KG: YES. Absolutely. No hesitation.

le: Have you recommended mindfulness practices to others? What happened?

KG: I’ve said a few things about it on Facebook, and recommended the Dr. Vo guided meditations. I don’t like being pushy about this–maybe because it took me so long to come to it? I’ve tried to not be evangelistic about it. I do it when it comes up in conversation organically.

le: Do you use mindfulness practices in class? If yes, describe. If no, why not?

KG: No. I think I needed to be comfortable with it myself, first – which might have happened too recently. I also have to find a way to fit it in… And now that I’m starting a new job, I need to figure out more about the school culture before I jump in  and change things.

le: Is there anything you can think of that I haven’t asked about, that you think is important to share with readers?
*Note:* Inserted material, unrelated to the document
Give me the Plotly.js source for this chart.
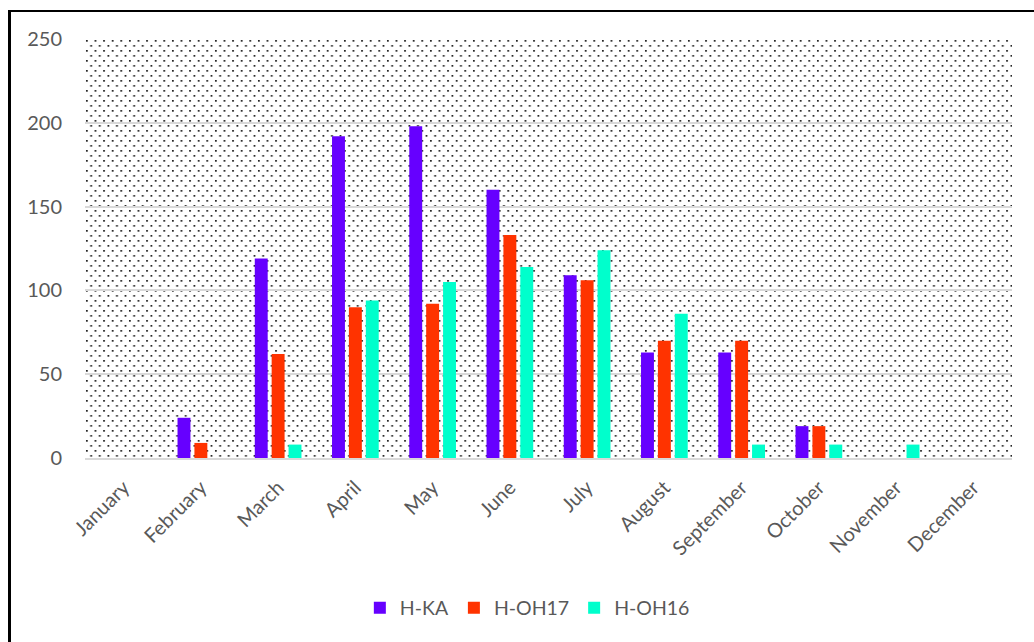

KG: TRY IT before you decide. See what it does to your body and emotions before you dismiss it. The research on mindfulness is also part of what convinced me – I knew NONE of that, and I’ll need to know more about it, so I can present it accurately to students.

le: Thank you, Kris, for sharing your story with my readers and me. Your perspective as a new mindfulness practitioner who has experienced a transformative journey through simple, daily practice is deeply appreciated. Thank you, thank you, THANK YOU!

It seems there is but one more thing to say today, to my friend, Kris Gedeon, and to all beings:

May you be happy; may you be well; may you be free from suffering; may you be at peace.